Let $y = nf(x)$ for some integers $n$ and $x$
Let $z = f(a_1x)+f(a_2x)+f(a_3x) +...+ f(a_nx)$, with $a_1+a_2 +..+ a_n = n$, and for some integer $i$ ($0<i<n+1$), $a_i\neq1$.
Prove that $y>z$.
I feel like this shouldn't be too difficult, but I'm not sure how to proceed.
Or, equivalently (I believe, correct me if I'm wrong), prove that $U = f(d_1) + f(d_2) +...+ f(d_n)$, with $d_1 + d_2 +...+ d_n = x$, is maximized when $d_1 = d_2 =...= d_n = x/n$.
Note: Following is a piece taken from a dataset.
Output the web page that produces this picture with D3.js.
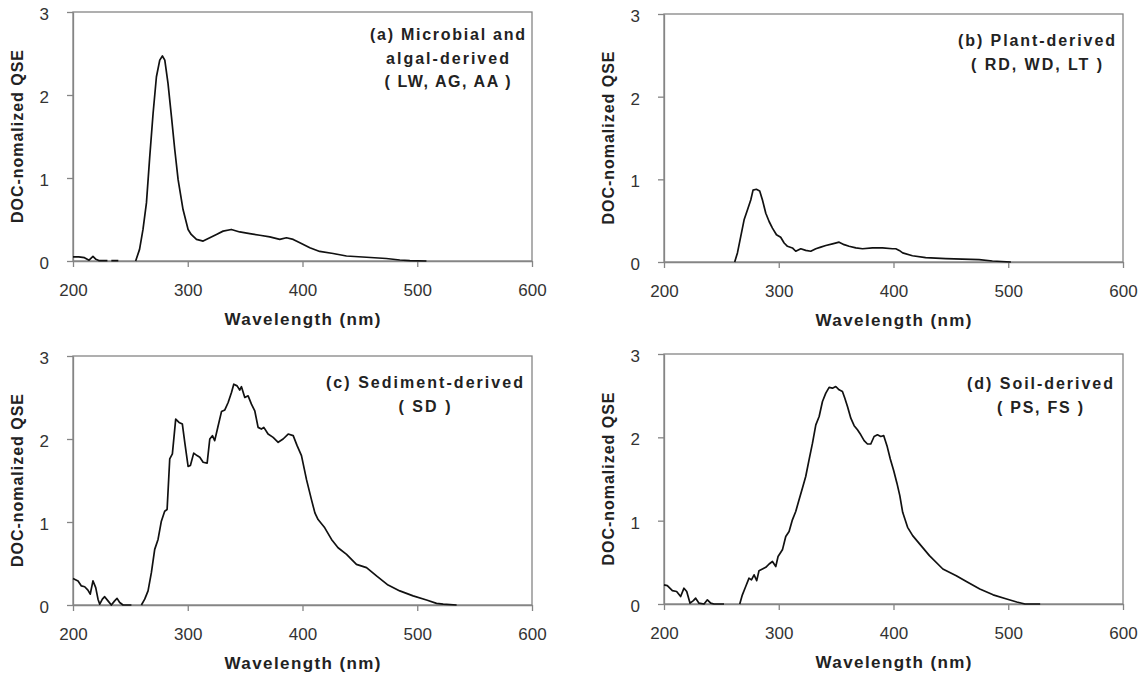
<!DOCTYPE html>
<html>
<head>
<meta charset="utf-8">
<script src="https://cdn.jsdelivr.net/npm/d3@7"></script>
<style>
  html, body { margin: 0; padding: 0; background: #fff; }
  svg { display: block; }
  text { font-family: "Liberation Sans", Arial, sans-serif; }
</style>
</head>
<body>
<svg id="chart" width="1144" height="673"></svg>
<script>
// ---------------- DATA ----------------
const xTicks = [200, 300, 400, 500, 600];
const yTicks = [0, 1, 2, 3];
const xTitle = "Wavelength (nm)";
const yTitle = "DOC-nomalized QSE";
const titlesA = ["(a) Microbial and", "algal-derived", "( LW, AG, AA )"];
const titlesB = ["(b) Plant-derived", "( RD, WD, LT )"];
const titlesC = ["(c) Sediment-derived", "( SD )"];
const titlesD = ["(d) Soil-derived", "( PS, FS )"];

// (a) Microbial and algal-derived  (null = gap in the trace)
const wlA  = [200, 205, 210, 214, 217.4, 220, 222.5, 230, 231.5, 233.4, 239.5, 247,
              254.6, 258, 261, 264, 266.9, 269.8, 272.7, 275.6, 277.9, 280, 282.8, 285.8, 288.7, 291.6,
              295.9, 300.3, 303, 307.6, 313.4, 319.2, 325, 330.8, 338, 345.3, 354, 362.8, 371.5, 380.2,
              386, 391.9, 397.7, 406.4, 415, 426.7, 438.3, 455.8, 473, 484.8, 493.5, 508];
const qseA = [0.05, 0.05, 0.04, 0.01, 0.055, 0.02, 0.005, 0.005, null, 0.005, 0.005, null,
              0, 0.14, 0.38, 0.70, 1.26, 1.78, 2.22, 2.42, 2.47, 2.42, 2.14, 1.74, 1.34, 0.98,
              0.62, 0.38, 0.32, 0.26, 0.24, 0.28, 0.32, 0.36, 0.38, 0.35, 0.33, 0.31, 0.29, 0.26,
              0.28, 0.26, 0.22, 0.16, 0.115, 0.09, 0.06, 0.045, 0.03, 0.012, 0.005, 0];

// (b) Plant-derived
const wlB  = [261.6, 264, 266.9, 269.8, 272.7, 275.6, 277.6, 280.5, 283.4, 285.8, 288.7, 291.6,
              294.5, 298, 301.7, 304.7, 307.6, 311.9, 314.8, 319.2, 323.5, 327.9, 332.3, 336.6,
              341, 346.8, 352.6, 357, 361.3, 367.2, 373, 381.7, 390.4, 399.1, 402, 405, 408,
              416.5, 428, 445.6, 474.6, 486.2, 502.3];
const qseB = [0, 0.11, 0.31, 0.51, 0.63, 0.75, 0.87, 0.88, 0.86, 0.75, 0.59, 0.49,
              0.41, 0.33, 0.30, 0.23, 0.19, 0.17, 0.13, 0.16, 0.14, 0.13, 0.16, 0.18,
              0.20, 0.22, 0.24, 0.21, 0.19, 0.17, 0.16, 0.17, 0.17, 0.16, 0.16, 0.14, 0.11,
              0.076, 0.052, 0.04, 0.028, 0.012, 0];

// (c) Sediment-derived
const wlC  = [200, 204.4, 207.3, 210.2, 213, 215, 217.4, 219.8, 221.8, 223.3, 225.6, 227.6,
              230.5, 233.4, 236.3, 238.4, 240.7, 243.6, 250.9, 255, 259.6, 262.5, 265.4, 268.3,
              271.2, 274.1, 277, 279.9, 282, 284.3, 286.6, 289.5, 292.4, 295.3, 297.4, 300.3,
              302.3, 305.2, 308.1, 310.5, 313.4, 316.9, 319.2, 321.5, 323.5, 326.5, 329.4, 332.3,
              335.2, 338.1, 340.1, 343, 345.3, 346.8, 349.7, 352.6, 355.5, 358.4, 361.3, 364.2,
              366.3, 370, 374.4, 378.8, 383.1, 387.5, 391.9, 395.3, 399.1, 403.5, 407.8, 410.8,
              413.6, 419.4, 425.3, 431, 438.4, 447, 455.8, 464.5, 474.6, 484.8, 496.4, 508.1,
              516.8, 522.6, 534.3];
const qseC = [0.32, 0.29, 0.23, 0.22, 0.18, 0.13, 0.29, 0.21, 0.07, 0.01, 0.07, 0.10,
              0.05, 0, 0.05, 0.08, 0.03, 0, 0, null, 0, 0.07, 0.17, 0.39,
              0.67, 0.79, 1.01, 1.13, 1.15, 1.76, 1.82, 2.24, 2.20, 2.18, 1.96, 1.67,
              1.68, 1.83, 1.80, 1.78, 1.72, 1.71, 2.00, 2.04, 1.98, 2.16, 2.33, 2.35,
              2.44, 2.56, 2.66, 2.64, 2.59, 2.63, 2.50, 2.52, 2.42, 2.34, 2.14, 2.12,
              2.14, 2.06, 2.02, 1.96, 2.00, 2.06, 2.04, 1.92, 1.80, 1.51, 1.27, 1.11,
              1.03, 0.93, 0.79, 0.69, 0.61, 0.49, 0.45, 0.35, 0.24, 0.17, 0.11, 0.06,
              0.02, 0.01, 0];

// (d) Soil-derived
const wlD  = [200, 202.9, 207.3, 211, 214.5, 217.4, 219.8, 222.7, 225.6, 227.6, 230.5, 234.9,
              237.8, 240.7, 243.6, 252.3, 259, 266, 268.3, 271.2, 274.1, 276.2, 278.5, 280.8,
              282.8, 285.8, 288.7, 291.6, 294.5, 297.4, 299.4, 303.2, 306.1, 309, 311.9, 314.8,
              317.7, 320.6, 323.5, 326.4, 329.4, 332.3, 335.2, 338.1, 341, 343.9, 346.8, 349.7,
              352.6, 355.5, 357.6, 359.9, 362.8, 365.7, 368.6, 371.5, 374.4, 377.3, 380.2, 383.1,
              386, 388.9, 391.5, 394.3, 397.2, 400.2, 403, 405.5, 408, 412.3, 416.7, 424,
              431.3, 443, 454.7, 463.5, 475.2, 486.8, 498.6, 507.4, 514.6, 527.8];
const qseD = [0.23, 0.22, 0.16, 0.15, 0.09, 0.19, 0.15, 0.01, 0.04, 0.07, 0.01, 0,
              0.05, 0.01, 0, 0, null, 0, 0.11, 0.21, 0.31, 0.29, 0.35, 0.28,
              0.40, 0.42, 0.44, 0.48, 0.51, 0.45, 0.57, 0.65, 0.81, 0.87, 1.01, 1.11,
              1.25, 1.39, 1.53, 1.73, 1.93, 2.15, 2.25, 2.43, 2.53, 2.60, 2.59, 2.61,
              2.57, 2.55, 2.47, 2.37, 2.23, 2.14, 2.09, 2.03, 1.96, 1.92, 1.92, 2.01,
              2.03, 2.01, 2.02, 1.90, 1.74, 1.60, 1.45, 1.30, 1.10, 0.92, 0.82, 0.70,
              0.58, 0.42, 0.34, 0.27, 0.18, 0.11, 0.06, 0.024, 0, 0];

// ---------------- LAYOUT ----------------
const panels = [
  { wl: wlA, v: qseA, titles: titlesA, x0: 73,  x1: 532,  y0: 12,  y1: 261,
    tcx: 447.5, tb: 40, tl: [155, 123, 126] },
  { wl: wlB, v: qseB, titles: titlesB, x0: 664, x1: 1123, y0: 14,  y1: 262,
    tcx: 1036.5, tb: 46, tl: [157, 131] },
  { wl: wlC, v: qseC, titles: titlesC, x0: 73,  x1: 532,  y0: 356, y1: 605,
    tcx: 424.5, tb: 388, tl: [197, 52] },
  { wl: wlD, v: qseD, titles: titlesD, x0: 664, x1: 1123, y0: 354, y1: 604,
    tcx: 1040, tb: 389, tl: [146, 86] }
];

const svg = d3.select("#chart");
const axisColor = "#858585";
const labelColor = "#333";

panels.forEach(p => {
  const x = d3.scaleLinear().domain([200, 600]).range([p.x0, p.x1]);
  const y = d3.scaleLinear().domain([0, 3]).range([p.y1, p.y0]);
  const g = svg.append("g");

  // frame
  g.append("rect")
    .attr("x", p.x0).attr("y", p.y0)
    .attr("width", p.x1 - p.x0).attr("height", p.y1 - p.y0)
    .attr("fill", "none").attr("stroke", axisColor).attr("stroke-width", 1.3);

  // x axis
  const xa = g.append("g").attr("transform", `translate(0,${p.y1})`)
    .call(d3.axisBottom(x).tickValues(xTicks).tickFormat(d3.format("d"))
      .tickSize(6).tickSizeOuter(0).tickPadding(17));
  // y axis
  const ya = g.append("g").attr("transform", `translate(${p.x0},0)`)
    .call(d3.axisLeft(y).tickValues(yTicks).tickFormat(d3.format("d"))
      .tickSize(6).tickSizeOuter(0).tickPadding(18));
  [xa, ya].forEach(a => {
    a.select(".domain").attr("stroke", axisColor).attr("stroke-width", 1.3);
    a.selectAll(".tick line").attr("stroke", axisColor).attr("stroke-width", 1.3);
    a.selectAll(".tick text").attr("fill", labelColor)
      .style("font-size", "17px").style("font-family", '"Liberation Sans", Arial, sans-serif');
  });
  ya.selectAll(".tick text").attr("dy", "0.45em");

  // axis titles
  g.append("text")
    .attr("x", (p.x0 + p.x1) / 2).attr("y", p.y1 + 64)
    .attr("text-anchor", "middle")
    .attr("textLength", 156).attr("lengthAdjust", "spacing")
    .style("font-size", "17px").style("font-weight", "bold").attr("fill", "#222")
    .text(xTitle);
  g.append("text")
    .attr("transform", `translate(${p.x0 - 50},${(p.y0 + p.y1) / 2}) rotate(-90)`)
    .attr("text-anchor", "middle")
    .attr("textLength", 173).attr("lengthAdjust", "spacing")
    .style("font-size", "16px").style("font-weight", "bold").attr("fill", "#222")
    .text(yTitle);

  // panel titles
  p.titles.forEach((t, i) => {
    g.append("text")
      .attr("x", p.tcx).attr("y", p.tb + i * 23.5)
      .attr("text-anchor", "middle")
      .attr("textLength", p.tl[i]).attr("lengthAdjust", "spacing")
      .style("font-size", "16px").style("font-weight", "bold").attr("fill", "#222")
      .text(t);
  });

  // curve
  const pts = p.wl.map((w, i) => [w, p.v[i]]);
  const line = d3.line()
    .defined(d => d[1] !== null)
    .x(d => x(d[0])).y(d => y(d[1]));
  g.append("path")
    .datum(pts)
    .attr("d", line)
    .attr("fill", "none").attr("stroke", "#111").attr("stroke-width", 1.7)
    .attr("stroke-linejoin", "round");
});
</script>
</body>
</html>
I think I can prove this version using a Lagrangian multiplier, but in that proof, I'm not sure where I use the fact that $f$ is concave (as the claim is certainly false if it's convex). Anyway, I'm more interested in a proof using the latter point of view. Thanks!
Here's the main idea. A convex function $g$ is one where for all $x,y$ in the domain, $$ g(tx+(1-t)y)\leq tg(x)+(1-t)g(y) $$ holds for all $0\leq t \leq 1$. By this definition, you can prove the following by induction. If $\lambda_1 + \lambda_2+...+\lambda_n=1$, then for $n$ points $x_1,..,x_n$, $$ g(\lambda_1x_1+...+\lambda_nx_n)\leq \lambda_1g(x_1)+...+\lambda_ng(x_n). $$ Interesting, this is actually Jensen's inequality for a discrete random variable with $n$ possible outcomes (sum of probabilities is 1).
In your case, proving $y>z$ with $f$ concave is the same as proving $-f(x)<-z/n$ with $-f$ convex. Just set $g=-f$. Then by the argument above involving convexity, it is clear that $\lambda_i=1/n$ and $x_i=a_ix$.